Restait l'enjeu constitutionnel, celui du corps électoral, alors que 20 % des électeurs en sont exclus, trois fois plus qu'en 1998.

En Nouvelle-Calédonie, il faut être à la fois ferme et souple, clair sur les objectifs et ouvert à la discussion. C'est pourquoi notre rapporteur, Philippe Bas, a proposé de conserver la limite du 15 décembre pour l'élection, mais de desserrer le délai prévu pour la discussion, afin que le 2 juillet ne soit plus un butoir, voire un couperet. L'accord pourra intervenir à tout moment, jusqu'à dix jours avant les élections.

Certains diront que, à l'approche de l'élection, les conditions d'un accord ne sont pas réunies. D'autres que l'espoir demeure et doit vivre.

Le dégel devait-il s'appliquer uniquement pour cette élection ou aussi pour les autres ? Sur la proposition du rapporteur, la commission a choisi un dégel pérenne et glissant. Ce qui n'empêche pas les acteurs calédoniens d'en rediscuter dans le cadre d'un accord global - c'est leur liberté, et nous y tenons.

Rappelons que ce texte ne porte que sur le dégel, à l'exception de tout autre enjeu.

Le Gouvernement demandait l'habilitation du Parlement pour organiser le processus électoral. Le Sénat la lui a refusée à l'unanimité, et c'est tant mieux. Le Parlement ne saurait être privé de l'exercice d'une telle compétence.

La Nouvelle-Calédonie traverse une crise institutionnelle mais aussi économique et sociale. Disons à tous ceux qui vivent la Calédonie, indépendantistes ou loyalistes : votre destin est entre vos mains ! Un choix a été fait lors des référendums : écrivez la suite de votre histoire, et, le moment venu, le Parlement fera le nécessaire. (Applaudissements sur les travées du groupe Les Républicains ; MM. Franck Menonville, Alain Marc et Hervé Maurey applaudissent également.)

M. Pierre Médevielle .  - (Applaudissements sur les travées du groupe INDEP ; M. Bernard Buis applaudit également.) Passage en force, ultimatum, manque d'impartialité : ainsi certains qualifient-ils le dégel, proposé par le Gouvernement, du corps électoral en Nouvelle-Calédonie. Pour notre part, nous l'appelons courage politique, impartialité et sens des responsabilités.

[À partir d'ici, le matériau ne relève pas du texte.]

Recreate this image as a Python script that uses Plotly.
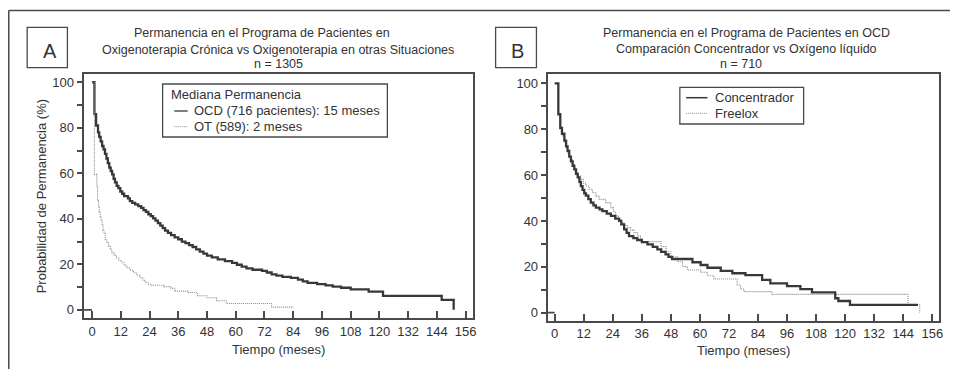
import plotly.graph_objects as go

W, H = 954, 369

# ---------------- data ----------------
# Panel A
ocd_t = [0, 1.0, 1.7, 2.5, 3.0, 3.6, 4.2, 4.8, 5.4, 6.0, 6.6, 7.2, 7.8, 8.4, 9.0, 9.6,
         10.3, 11.0, 11.8, 12.6, 13.4, 15.0, 15.8, 16.8, 18.0, 19.3, 20.5, 21.5, 22.5,
         23.5, 24.5, 25.5, 26.5, 27.5, 28.5, 29.5, 30.5, 31.7, 33.0, 34.5, 36.0, 37.5,
         39.0, 40.5, 42.0, 43.5, 45.0, 46.5, 48.0, 50.0, 52.5, 55.5, 58.5, 60.5, 62.5,
         64.5, 67.0, 71.0, 73.0, 75.0, 77.0, 79.5, 83.0, 86.0, 88.0, 90.0, 94.0, 97.5,
         100.5, 104.0, 108.0, 115.5, 121.5, 146.0, 151.0]
ocd_s = [100, 86, 81, 78, 76, 74, 72, 70.5, 68.5, 66.5, 64.5, 62.5, 61, 59.5, 57.5, 56,
         54.5, 53.5, 52, 51, 50, 49, 47.8, 47, 46.3, 45.6, 44.8, 43.8, 43,
         42, 41.2, 40.2, 39.2, 38.1, 37, 35.9, 34.8, 33.8, 32.8, 31.8, 31, 30,
         29.3, 28.4, 27.6, 26.6, 25.6, 24.7, 23.8, 23, 22.2, 21.4, 20.6, 19.8, 19,
         18.2, 17.6, 17.1, 16.4, 15.6, 15, 14.5, 14, 13.3, 12.5, 11.8, 11.3, 10.7,
         10.2, 9.7, 9.0, 8.0, 6.1, 4.4, 0]

ot_t = [0, 1.0, 2.0, 2.3, 2.7, 3.0, 3.4, 3.8, 4.2, 4.6, 5.0, 5.5, 6.2, 6.9, 7.6, 8.3,
        9.2, 10.2, 11.2, 12.3, 13.4, 14.5, 15.8, 17.2, 18.6, 20.0, 21.2, 22.2, 23.5,
        25.0, 30.0, 33.0, 34.5, 40.0, 44.0, 48.0, 52.0, 56.0, 75.0, 84.2]
ot_s = [100, 59.5, 54, 48, 45, 43, 41, 39.5, 37.5, 35, 33.5, 31, 29.5, 28, 26.5, 25,
        24, 22.8, 21.7, 20.7, 19.6, 18.5, 17.4, 16.3, 15.2, 14.1, 13, 11.9, 11.2,
        10.8, 10.2, 9.5, 8.2, 7.6, 6.2, 5.3, 4.0, 2.8, 1.2, 1.2]

# Panel B
con_t = [0, 1.5, 2.3, 3.0, 4.0, 4.7, 5.3, 6.0, 6.7, 7.4, 8.1, 8.8, 9.5, 10.2, 10.8,
         11.5, 12.2, 12.9, 13.9, 14.9, 16.0, 17.0, 18.5, 19.7, 21.5, 23.2, 25.0, 26.6,
         27.5, 28.7, 29.7, 30.7, 32.5, 34.1, 36.0, 38.3, 40.5, 42.4, 44.0, 45.8, 47.0,
         48.5, 56.9, 60.3, 63.1, 68.6, 73.4, 78.8, 85.7, 89.1, 96.0, 101.5, 106.3,
         115.9, 117.2, 122.0, 150.1]
con_s = [100, 86.5, 80.5, 78, 75, 72.5, 70.5, 68, 66, 64, 62.5, 60.5, 59, 57, 55.2,
         53.5, 52, 51, 49.5, 48, 46.8, 45.8, 45, 44.3, 43.2, 42.2, 41, 40,
         38.5, 36.3, 34.8, 33.4, 32.5, 31.7, 30.8, 29.8, 28.7, 27.6, 26.5, 25.4, 24.3,
         23.4, 22.0, 20.8, 19.6, 18.2, 17.2, 16.4, 14.3, 12.8, 11.6, 10.3, 8.9,
         6.3, 5.1, 3.4, 3.4]

fre_t = [0, 1.5, 2.2, 3.0, 3.3, 4.0, 4.7, 5.4, 6.0, 6.7, 7.4, 8.1, 8.8, 9.5, 10.8,
         11.8, 12.9, 14.2, 15.6, 17.0, 18.4, 21.1, 23.2, 24.2, 25.2, 26.2, 27.3, 28.6,
         30.0, 31.4, 32.8, 34.2, 35.5, 36.3, 43.9, 46.0, 48.0, 50.7, 52.8, 54.8, 60.3,
         63.1, 65.8, 75.4, 76.8, 78.2, 89.8, 146.0, 150.8]
fre_s = [100, 86.5, 81, 78, 77, 74.5, 72, 69.5, 68, 67, 65, 62.5, 61, 59.6, 58.1,
         56.5, 55.2, 53.8, 52.3, 50.8, 49.4, 48.0, 45.8, 44, 42.2, 40.8, 39.2, 38,
         37.1, 36, 34.9, 33.4, 32.0, 31.0, 28.8, 26.6, 24.4, 22.2, 20.1, 18.6, 17.6,
         16.1, 14.7, 12.1, 10.3, 9.2, 8.0, 3.4, 0]

x_ticks = list(range(0, 157, 12))
y_ticks = [0, 20, 40, 60, 80, 100]

titleA = ["Permanencia en el Programa de Pacientes en",
          "Oxigenoterapia Crónica vs Oxigenoterapia en otras Situaciones",
          "n = 1305"]
titleB = ["Permanencia en el Programa de Pacientes en OCD",
          "Comparación Concentrador vs Oxígeno líquido",
          "n = 710"]
legA_title = "Mediana Permanencia"
legA_items = ["OCD (716 pacientes): 15 meses", "OT (589): 2 meses"]
legB_items = ["Concentrador", "Freelox"]
xtitle = "Tiempo (meses)"
ytitle = "Probabilidad de Permanencia (%)"

# ---------------- styling ----------------
FONT = "Liberation Sans, Arial, sans-serif"
TXT = "#333333"
FRAME = "#4a4a4a"
DARK = dict(color="#383838", width=2.3)
DOT = dict(color="#8a8a8a", width=1.1, dash="1px,1px")


def px(x):
    return x / W


def py(y):
    return 1 - y / H


fig = go.Figure()
fig.add_trace(go.Scatter(x=ocd_t, y=ocd_s, mode="lines", line=DARK, line_shape="hv",
                         xaxis="x", yaxis="y", showlegend=False))
fig.add_trace(go.Scatter(x=ot_t, y=ot_s, mode="lines", line=DOT, line_shape="hv",
                         xaxis="x", yaxis="y", showlegend=False))
fig.add_trace(go.Scatter(x=fre_t, y=fre_s, mode="lines", line=DOT, line_shape="hv",
                         xaxis="x2", yaxis="y2", showlegend=False))
fig.add_trace(go.Scatter(x=con_t, y=con_s, mode="lines", line=DARK, line_shape="hv",
                         xaxis="x2", yaxis="y2", showlegend=False))

xr_A = [-3.5, 159.2]
yr_A = [-3.6, 103.5]
xr_B = [-2.9, 158.8]
yr_B = [-3.4, 104.05]

common_x = dict(tickmode="array", tickvals=x_ticks, ticks="inside", ticklen=7, tickwidth=1.8,
                tickcolor=FRAME, showline=True, linewidth=2, linecolor=FRAME, mirror=True,
                showgrid=False, zeroline=False, tickfont=dict(size=13, color=TXT, family=FONT),
                fixedrange=True)
common_y = dict(tickmode="array", tickvals=y_ticks, ticks="outside", ticklen=5, tickwidth=1.8,
                tickcolor=FRAME, showline=True, linewidth=2, linecolor=FRAME, mirror=True,
                showgrid=False, zeroline=False, tickfont=dict(size=13, color=TXT, family=FONT),
                minor=dict(tickvals=[10, 30, 50, 70, 90], ticks="outside", ticklen=5,
                           tickwidth=1.5, tickcolor=FRAME),
                fixedrange=True)

fig.update_layout(
    width=W, height=H, margin=dict(l=0, r=0, t=0, b=0),
    paper_bgcolor="white", plot_bgcolor="white",
    font=dict(family=FONT, color=TXT, size=13),
    xaxis=dict(domain=[px(84), px(475.3)], range=xr_A, anchor="y", **common_x),
    yaxis=dict(domain=[py(318), py(74.3)], range=yr_A, anchor="x", **common_y),
    xaxis2=dict(domain=[px(550), px(943)], range=xr_B, anchor="y2", **common_x),
    yaxis2=dict(domain=[py(320.5), py(74)], range=yr_B, anchor="x2", **common_y),
)

shapes = []
ann = []

# outer frame (top and left)
shapes.append(dict(type="line", xref="paper", yref="paper", x0=px(8.8), x1=1.0,
                   y0=py(10.5), y1=py(10.5), line=dict(color=FRAME, width=1.5)))
shapes.append(dict(type="line", xref="paper", yref="paper", x0=px(8.8), x1=px(8.8),
                   y0=py(10.5), y1=0, line=dict(color=FRAME, width=1.5)))

# panel letter boxes
for (x0, x1, lx, letter) in [(27.3, 67.7, 50.3, "A"), (497.7, 538.7, 520, "B")]:
    shapes.append(dict(type="rect", xref="paper", yref="paper", x0=px(x0), x1=px(x1),
                       y0=py(67.7), y1=py(27.3), line=dict(color=FRAME, width=1.3)))
    ann.append(dict(text=letter, xref="paper", yref="paper", x=px(lx), y=py(50.5),
                    xanchor="center", yanchor="middle", showarrow=False,
                    font=dict(size=20, color=TXT, family=FONT)))

# titles
for cx, lines, ys in [((263, 279.5, 279.5), titleA, (33, 49.5, 64)),
                      ((749.5, 749.5, 744), titleB, (33, 48.5, 63.5))]:
    for c, t, yy in zip(cx, lines, ys):
        ann.append(dict(text=t, xref="paper", yref="paper", x=px(c), y=py(yy),
                        xanchor="center", yanchor="middle", showarrow=False,
                        font=dict(size=12.5, color=TXT, family=FONT)))

# axis titles
ann.append(dict(text=xtitle, xref="paper", yref="paper", x=px(280), y=py(349),
                xanchor="center", yanchor="middle", showarrow=False,
                font=dict(size=13, color=TXT, family=FONT)))
ann.append(dict(text=xtitle, xref="paper", yref="paper", x=px(747), y=py(350.5),
                xanchor="center", yanchor="middle", showarrow=False,
                font=dict(size=13, color=TXT, family=FONT)))
ann.append(dict(text=ytitle, xref="paper", yref="paper", x=px(42), y=py(196.5),
                xanchor="center", yanchor="middle", showarrow=False, textangle=-90,
                font=dict(size=13, color=TXT, family=FONT)))

# zero-level bracket at the origin of each panel
shapes.append(dict(type="line", xref="x", yref="y", x0=xr_A[0], x1=0, y0=0, y1=0,
                   line=dict(color=FRAME, width=1.8)))
shapes.append(dict(type="line", xref="x2", yref="y2", x0=xr_B[0], x1=0, y0=0, y1=0,
                   line=dict(color=FRAME, width=1.8)))

# legend A
shapes.append(dict(type="rect", xref="paper", yref="paper", x0=px(163.3), x1=px(389),
                   y0=py(137), y1=py(84), line=dict(color=FRAME, width=1.3),
                   fillcolor="white", layer="above"))
ann.append(dict(text=legA_title, xref="paper", yref="paper", x=px(170), y=py(95),
                xanchor="left", yanchor="middle", showarrow=False,
                font=dict(size=13, color=TXT, family=FONT)))
for i, (txt, st) in enumerate(zip(legA_items, [DARK, DOT])):
    yy = [111, 126.7][i]
    lst = dict(st)
    lst["width"] = 1.3 if i == 0 else 1.0
    shapes.append(dict(type="line", xref="paper", yref="paper", x0=px(175), x1=px(188.5),
                       y0=py(yy), y1=py(yy), line=lst, layer="above"))
    ann.append(dict(text=txt, xref="paper", yref="paper", x=px(192.5), y=py(yy),
                    xanchor="left", yanchor="middle", showarrow=False,
                    font=dict(size=13, color=TXT, family=FONT)))

# legend B
shapes.append(dict(type="rect", xref="paper", yref="paper", x0=px(682.7), x1=px(807),
                   y0=py(124), y1=py(87.3), line=dict(color=FRAME, width=1.3),
                   fillcolor="white", layer="above"))
for i, (txt, st) in enumerate(zip(legB_items, [DARK, DOT])):
    yy = [97.7, 113.3][i]
    lst = dict(st)
    lst["width"] = 1.5 if i == 0 else 1.0
    shapes.append(dict(type="line", xref="paper", yref="paper", x0=px(689), x1=px(710.5),
                       y0=py(yy), y1=py(yy), line=lst, layer="above"))
    ann.append(dict(text=txt, xref="paper", yref="paper", x=px(716.5), y=py(yy),
                    xanchor="left", yanchor="middle", showarrow=False,
                    font=dict(size=13, color=TXT, family=FONT)))

fig.update_layout(shapes=shapes, annotations=ann)
fig.write_html("out.html", config={"displayModeBar": False})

Les parties n'arrivant pas à se mettre d'accord et un risque d'inconstitutionnalité pesant sur les élections à venir, il est de la responsabilité de l'État d'en sécuriser le déroulement. Il ne décide rien à la place des Calédoniens, mais crée les conditions pour que ceux-ci décident.

Sur le Caillou, le corps électoral pour les élections provinciales est gelé depuis 2007, après avoir été restreint en 1998. Cette exception devait être transitoire, dans le cadre de l'accord de Nouméa. Ce dernier étant caduc depuis le troisième référendum, elle n'a plus lieu d'être.

Le Gouvernement propose de revenir à une situation plus démocratique en élargissant le droit de vote aux personnes nées en Nouvelle-Calédonie ou domiciliées sur place depuis au moins dix ans. Dix ans, c'était la durée prévue par l'accord de Nouméa avant le gel de 2007. C'est donc une solution de compromis.

Grâce à ce texte, les élections provinciales pourront se tenir de façon valide et 25 000 nouveaux électeurs s'exprimer, dont beaucoup sont nées sur place ou y vivent depuis plus de vingt-cinq ans. Plus largement, redonnons tout leur sens aux règles démocratiques au sein de notre République : la Nouvelle-Calédonie n'est pas l'autre bout du monde, c'est l'autre bout de la France !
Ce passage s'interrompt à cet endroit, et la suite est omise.